We had the pleasure of going to Alaska recently on a cruise with a group of about 150 people who are supporters of the Media Research Center, headed by Brent Bozell.  There was a list of “celebrity guests” along to speak daily in panel discussions and one on one interview with Brent about things that concern conservative Republicans in today’s world. 

No one minced words.  The leaders in the celebrity group were as blunt and honest as you would hope they might be, unlike anything you’d hear from the mouths of politicians.  One was a retired Colonel in the Marines, another was a past leader in the NAACP, another was a retired Congressman who now works on Fox News, and another was an economist who worked on the Trump campaign team.  As varied as their resumes were, the thing they all had in common was their love for the USA, their support of Donald Trump, and the fear of the left whose mission it seems is destroying what we love any way they can. 

It is a healthy fear, but not an overwhelming one.  Their message to the attendees was that the left is definitely a threat, but not one we can’t fight if we use the right weapons, which includes prayer and obedience to God.  One day the panel discussed gay marriage, homosexuality, and transgender culture and particularly how each of these things are affecting the nation’s children as public schools demand more and more that our kids are indoctrinated with these hideous ideas. 
Sitting on the fence is a choice, not a safe space

What a wonderful thing, I thought, that I am here with a group of like minded people who understand the corruption of the left and how offensive their agenda is to God.  Until, that is, the wife of one of the speakers decided to take the microphone during the Q and A part of the session and tell the audience that she loves her gay sister and supports her and her partner and she can never turn away from them. 

Then, another person took the microphone and said he had been a Republican since he was in college and that he had voted for Trump.  He said he has four daughters and all of them are conservative Republicans but the youngest is a lesbian and she is in love with another girl she has committed to marry.  And, he said, I plan to walk her down the aisle this fall at their wedding.  Again, the whole room sat silent and wondered exactly how the panel up front would respond.  Fortunately, a well known black pastor of TV fame took the mic and said to this man,

“Of course you love your daughter.  And as a parent, we must always let our kids know that we will always love them as God loves his children.  So, I understand how you must feel in this situation which is very difficult for you and your family.  What we must never do is forget what God tells us about this and stay focused on working out these things with his help.”

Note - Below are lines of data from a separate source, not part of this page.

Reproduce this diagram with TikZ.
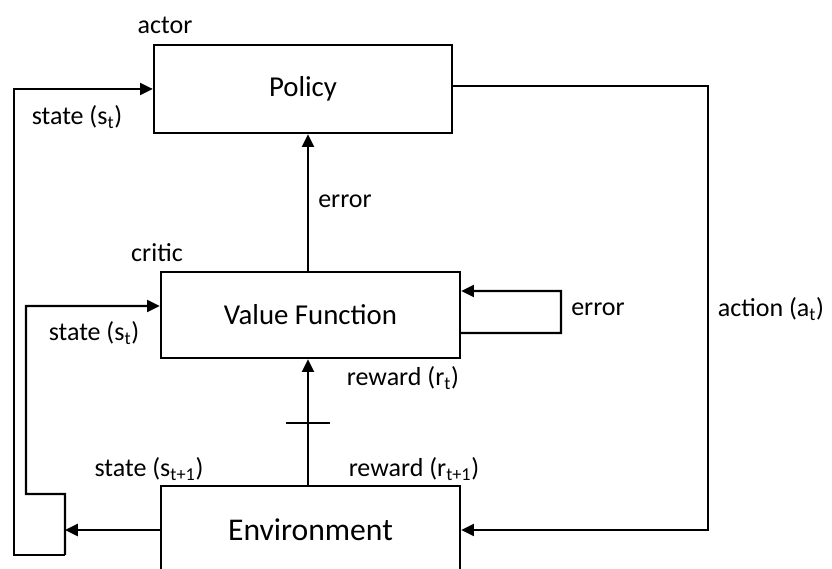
\documentclass[tikz,border=0pt]{standalone}
\usepackage{fontspec}
\setmainfont{Carlito}
\usetikzlibrary{arrows.meta}

\begin{document}
\begin{tikzpicture}
        \tikzstyle{block}=[rectangle, draw=black, line width=1.6pt, inner sep=0pt, font=\fontsize{20.5}{24}\selectfont]
        \tikzstyle{lbl}=[inner sep=1pt, font=\fontsize{18.5}{22}\selectfont]
        \tikzstyle{edge}=[black, line width=1.6pt, -{Triangle[length=0.32cm,width=0.3cm]}]

        \useasboundingbox (0,0) rectangle (20.8,14.225);
        \clip (0,0) rectangle (20.8,14.225);

        \node[block, minimum width=7.45cm, minimum height=2.2cm]   (policy) at (7.575,12.0)  {Policy};
        \node[block, minimum width=7.475cm, minimum height=2.15cm] (vf)     at (7.7625,6.35) {Value Function};
        \node[block, minimum width=7.475cm, minimum height=2.2cm, font=\fontsize{22.5}{26}\selectfont] (env) at (7.7625,0.975) {Environment};

        \coordinate (jtop) at (1.625,1.875);
        \coordinate (jbot) at (1.625,0.35);
        \coordinate (cturn) at (17.7,12.075);
        \coordinate (loop) at (14.025,5.9);
        \coordinate (tick) at (7.7,3.65);

        % state feedback
        \draw[edge] (jbot) -- (0.35,0.35) -- (0.35,12.0) -- (policy.west);
        \draw[edge] (jbot) -- (jtop) -- (0.65,1.875) -- (0.65,6.575) -- ([yshift=0.225cm]vf.west);
        \draw[edge] (env.west) -- (env.west -| jtop);

        % critic and actor
        \draw[edge] (env.north -| tick) -- (vf.south -| tick);
        \draw[line width=1.6pt] ([xshift=-0.55cm]tick) -- ([xshift=0.55cm]tick);
        \draw[edge] (vf.north -| tick) -- (policy.south -| tick);
        \draw[edge] ([yshift=-0.45cm]vf.east) -- (loop) -- (loop |- 0,6.95) -- ([yshift=0.6cm]vf.east);
        \draw[edge] (policy.east |- cturn) -- (cturn) -- (cturn |- env.east) -- (env.east);

        \node[lbl] (lactor)  at (4.125,13.6)  {actor};
        \node[lbl] (lstate1) at (1.925,11.3)  {state (s\textsubscript{t})};
        \node[lbl] (lcritic) at (3.925,7.9)   {critic};
        \node[lbl] (lstate2) at (2.35,5.9)    {state (s\textsubscript{t})};
        \node[lbl] (lerr1)   at (8.625,9.2)   {error};
        \node[lbl] (lerr2)   at (14.95,6.5)   {error};
        \node[lbl] (lrew1)   at (10.075,4.775) {reward (r\textsubscript{t})};
        \node[lbl] (lstate3) at (3.725,2.5)   {state (s\textsubscript{t+1})};
        \node[lbl] (lrew2)   at (10.35,2.5)   {reward (r\textsubscript{t+1})};
        \node[lbl] (lact)    at (19.275,6.5)  {action (a\textsubscript{t})};
    \end{tikzpicture}
\end{document}
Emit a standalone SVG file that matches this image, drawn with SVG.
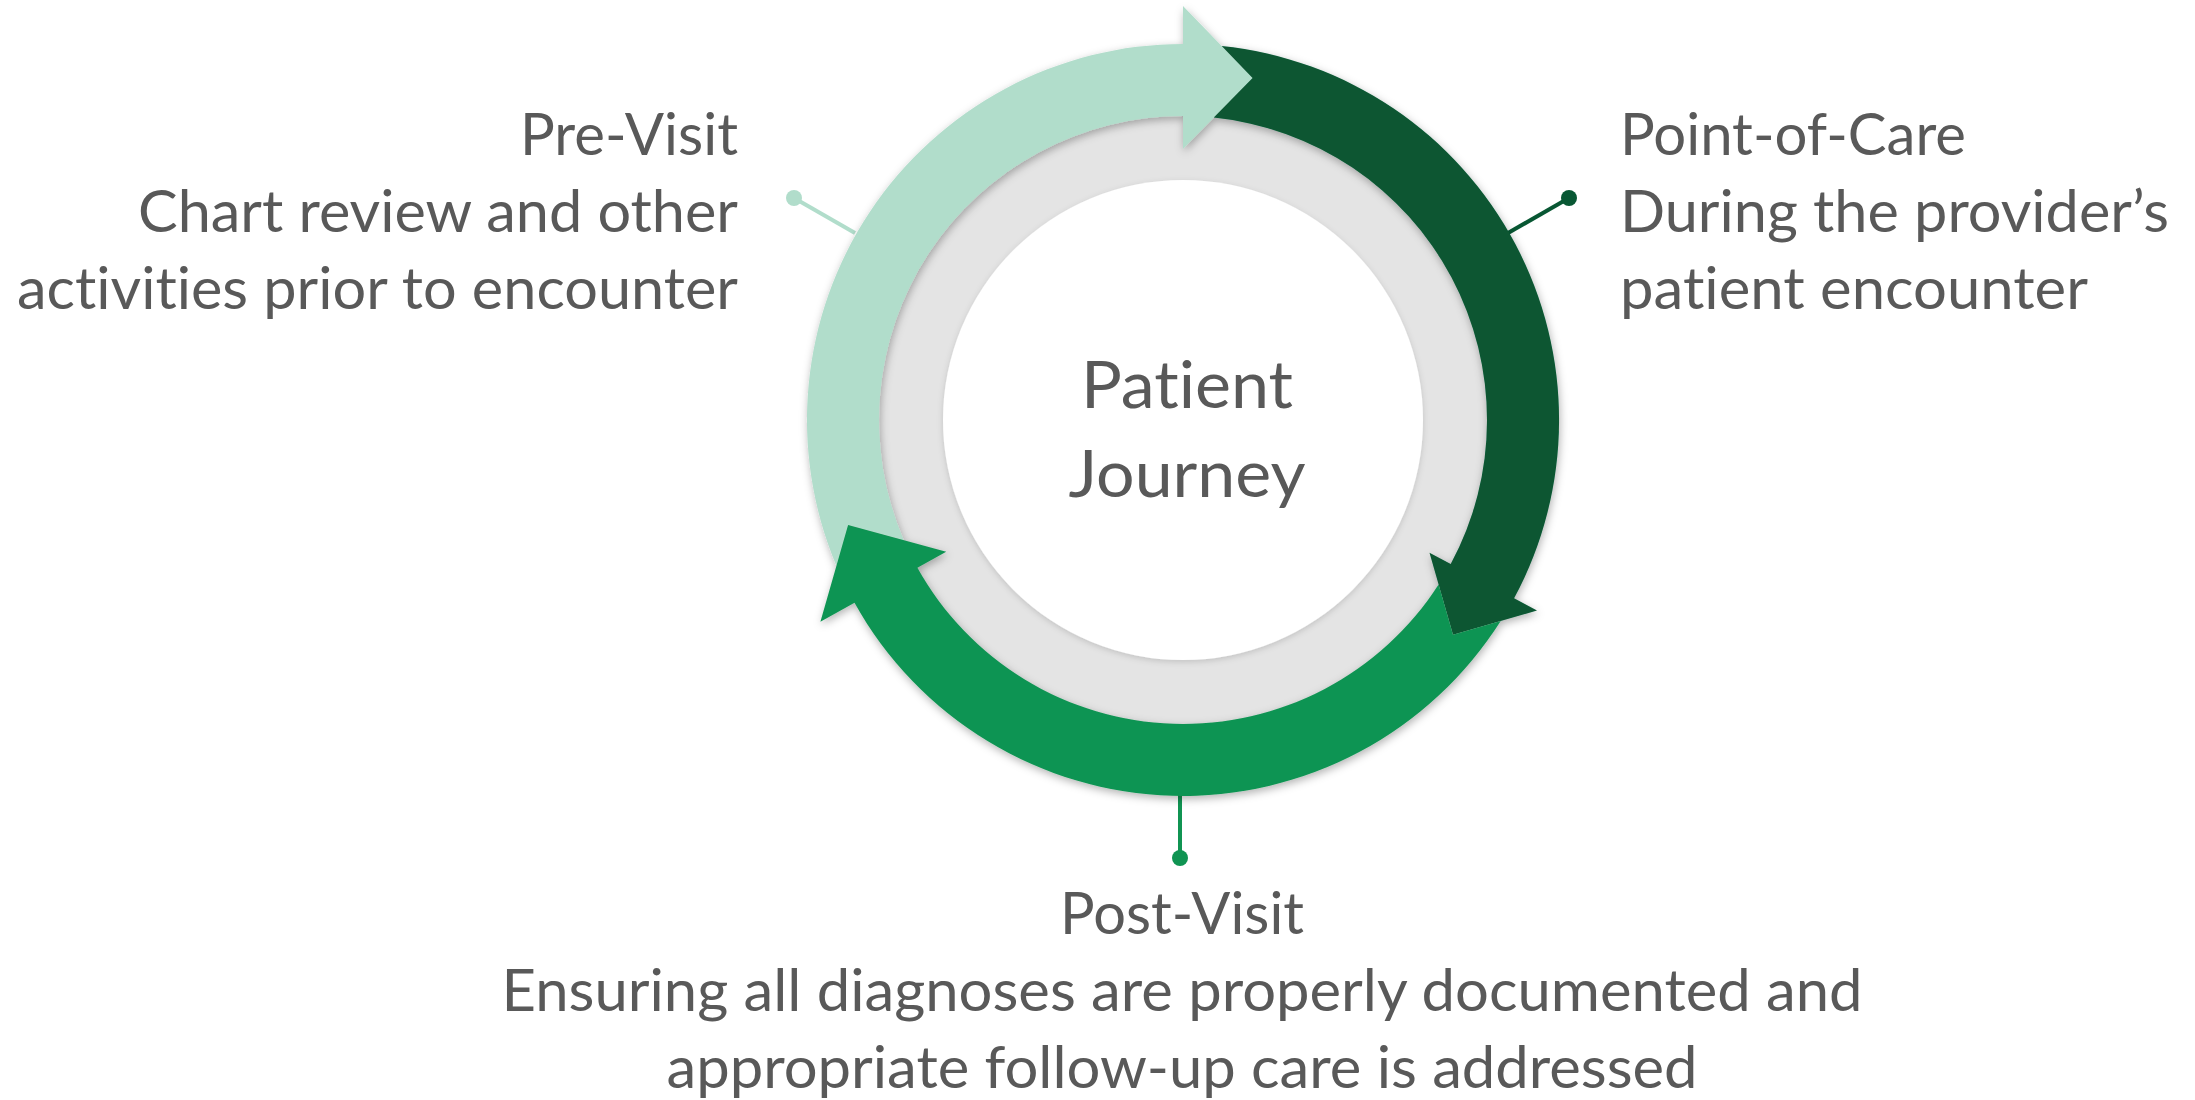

I may not have his words exactly right, but they are close.  The audience breathed a sigh of relief that the pastor had the fortitude to say something positive to this man without betraying the truth.  It was one of those occasions when the “rubber meets the road,” as they say, when what you believe is put to a test and you have to express the truth as we all know it, or abandon what is right to make ourselves comfortable with the world around us.  Clearly these two people have taken the side of their homosexually active relatives.

Many prefer to not make any commitment at all, just sit on the fence, making no bold demonstrations of where they stand or of what they believe.  In today’s world I wonder how the fence manages to remain standing with the weight of all the undecided’s on its rail, people who fell in love with the pope’s comment, “who am I to judge.”  It should be the Fence Sitter’s Motto of Operandi. 
On the fence, Holy Father?  

I have been in a women’s Bible Study group in my parish for the past five or six years and I have enjoyed the experience very much.  I have decided to leave the group this year, however, as scandal continues to rock the Church.  I believe my presence in the group this upcoming year as more and more detail is exposed about the homosexual corruption in the Church will do more harm than good. 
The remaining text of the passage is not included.